Depending on who you talk to in eastern Switzerland's Graubuenden canton where most Romansh speakers are found, there is either fervent support or strong resistance to the language spoken by only 60,000 people across the country.
For every Urech who says "gea" to Romansh, there is someone else who says "na" or has an anecdote about how Romansh was being saved at an economic cost to the region.
The head of Graubuenden canton's tourism and economic bureau, Eugen Arpagaus, has one such example of an employee who quit because the town where he lives switched from German to Romansh language teaching in school.
"He did not want his children to be taught in Romansh, so he left and I had to find someone else to replace him. We are losing talent because of this.
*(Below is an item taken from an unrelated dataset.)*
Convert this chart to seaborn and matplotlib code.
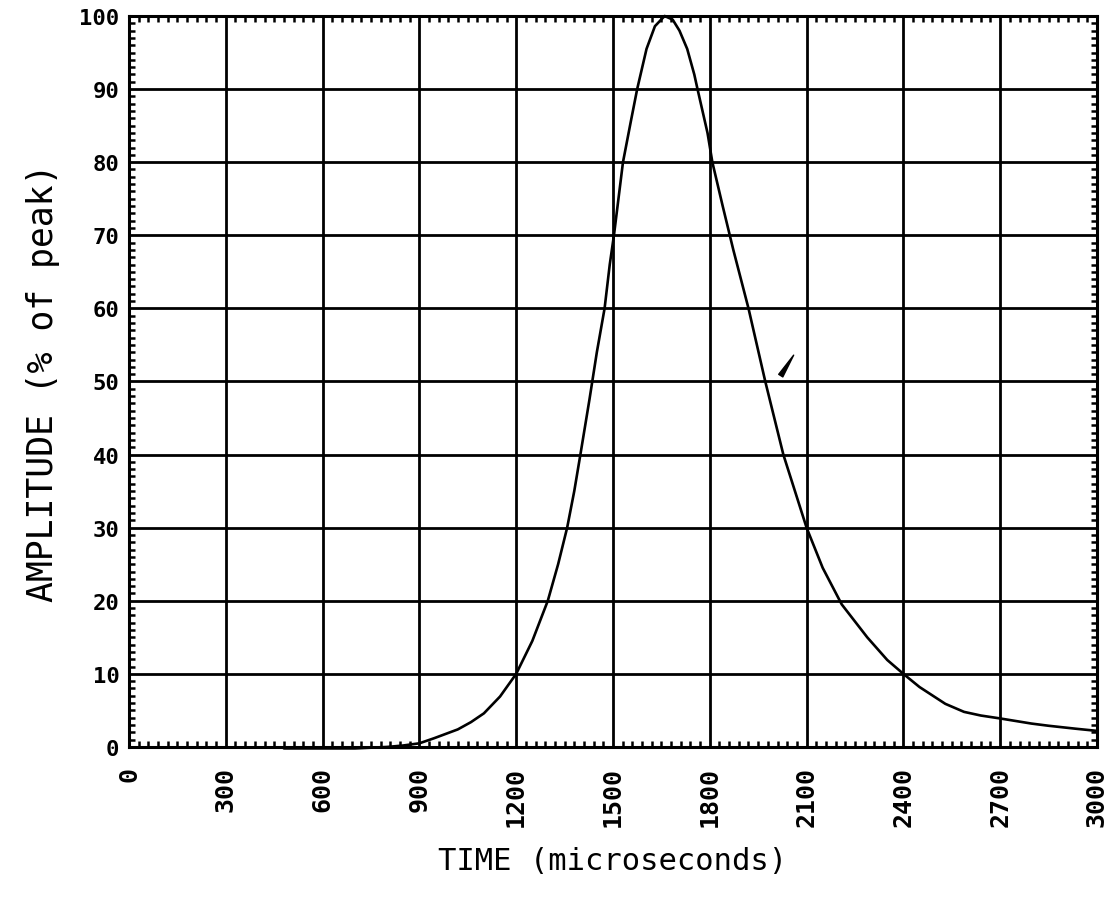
import matplotlib
matplotlib.use("Agg")
import matplotlib.pyplot as plt
import seaborn as sns
import pandas as pd
from matplotlib.ticker import MultipleLocator, FixedLocator

# ---- data ----
time_us = [480, 600, 700, 800, 850, 900, 946, 1019, 1060, 1100, 1150, 1200,
           1250, 1298, 1330, 1358, 1380, 1399, 1427, 1450, 1474, 1490, 1503,
           1531, 1555, 1575, 1604, 1630, 1660, 1685, 1706, 1730, 1752, 1762,
           1793, 1808, 1840, 1873, 1920, 1972, 2028, 2100, 2150, 2209, 2288,
           2350, 2400, 2450, 2530, 2588, 2640, 2700, 2797, 2850, 2933, 3000]
amplitude = [-0.2, -0.2, -0.2, 0.0, 0.2, 0.5, 1.2, 2.4, 3.4, 4.6, 6.9, 10.0,
             14.5, 20.0, 25.0, 30.0, 35.0, 40.0, 47.5, 54.0, 60.0, 66.0, 70.0,
             80.0, 85.5, 90.0, 95.5, 98.6, 100.0, 99.5, 98.0, 95.5, 92.0, 90.0,
             84.0, 80.0, 74.0, 68.0, 60.0, 50.0, 40.0, 30.0, 24.5, 19.5, 15.0,
             11.9, 10.0, 8.2, 5.9, 4.8, 4.3, 3.9, 3.2, 2.9, 2.5, 2.2]
x_ticks = [0, 300, 600, 900, 1200, 1500, 1800, 2100, 2400, 2700, 3000]
x_tick_labels = ["0", "300", "600", "900", "1200", "1500", "1800", "2100",
                 "2400", "2700", "3000"]
y_ticks = [0, 10, 20, 30, 40, 50, 60, 70, 80, 90, 100]
y_tick_labels = ["0", "10", "20", "30", "40", "50", "60", "70", "80", "90", "100"]
x_label = "TIME (microseconds)"
y_label = "AMPLITUDE (% of peak)"
# small slanted mark near the falling edge
mark_start = (2020, 50.8)
mark_end = (2060, 53.6)

df = pd.DataFrame({"time": time_us, "amp": amplitude})

sns.set_style("white")
plt.rcParams["font.family"] = ["DejaVu Sans Mono", "DejaVu Sans"]
plt.rcParams["text.color"] = "black"
plt.rcParams["axes.labelcolor"] = "black"
plt.rcParams["xtick.color"] = "black"
plt.rcParams["ytick.color"] = "black"

fig = plt.figure(figsize=(11.14, 9.03), dpi=100)
ax = fig.add_axes([0.1158, 0.1717, 0.8689, 0.8095])

ax.set_xlim(0, 3000)
ax.set_ylim(0, 100)

ax.xaxis.set_major_locator(FixedLocator(x_ticks))
ax.yaxis.set_major_locator(FixedLocator(y_ticks))
ax.set_xticklabels(x_tick_labels, rotation=90, fontsize=18, fontweight="bold")
ax.set_yticklabels(y_tick_labels, fontsize=16, fontweight="bold")
ax.xaxis.set_minor_locator(MultipleLocator(30))
ax.yaxis.set_minor_locator(MultipleLocator(1))

ax.grid(True, which="major", color="black", linewidth=2.0)
ax.set_axisbelow(True)

ax.tick_params(which="major", length=0, pad=14, direction="in",
               colors="black")
ax.tick_params(axis="y", which="major", pad=7)
ax.tick_params(which="minor", direction="in", length=4, width=1.8,
               top=True, bottom=True, left=True, right=True, color="black")

for s in ax.spines.values():
    s.set_color("black")
    s.set_linewidth(2.2)

sns.lineplot(data=df, x="time", y="amp", ax=ax, color="black",
             linewidth=1.9, estimator=None, sort=False, clip_on=False)

ax.annotate("", xy=mark_end, xytext=mark_start,
            arrowprops=dict(arrowstyle="wedge,tail_width=0.35",
                            color="black", shrinkA=0, shrinkB=0))

ax.set_xlabel(x_label, fontsize=22, labelpad=14, color="black")
ax.set_ylabel(y_label, fontsize=25, labelpad=14, color="black")

fig.savefig("out.png", dpi=100)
"Theirs (Romansh proponents') is a romantic view. In reality, the language is a real handicap," he said.
A board member of Engadin St Moritz region's mountain rail, Dieter Bogner, pointed to an example of a Romansh-speaking employee who never fails to make mistakes when writing German even though the latter is the official language at work.
"Romansh speakers may tell you it is not a problem, but it is a problem. I receive CVs sometimes from Romansh speakers who just cannot write in German," said Bogner, highlighting the fact that much of Switzerland's industrial powerhouses are concentrated in German-speaking regions Zurich and Basel.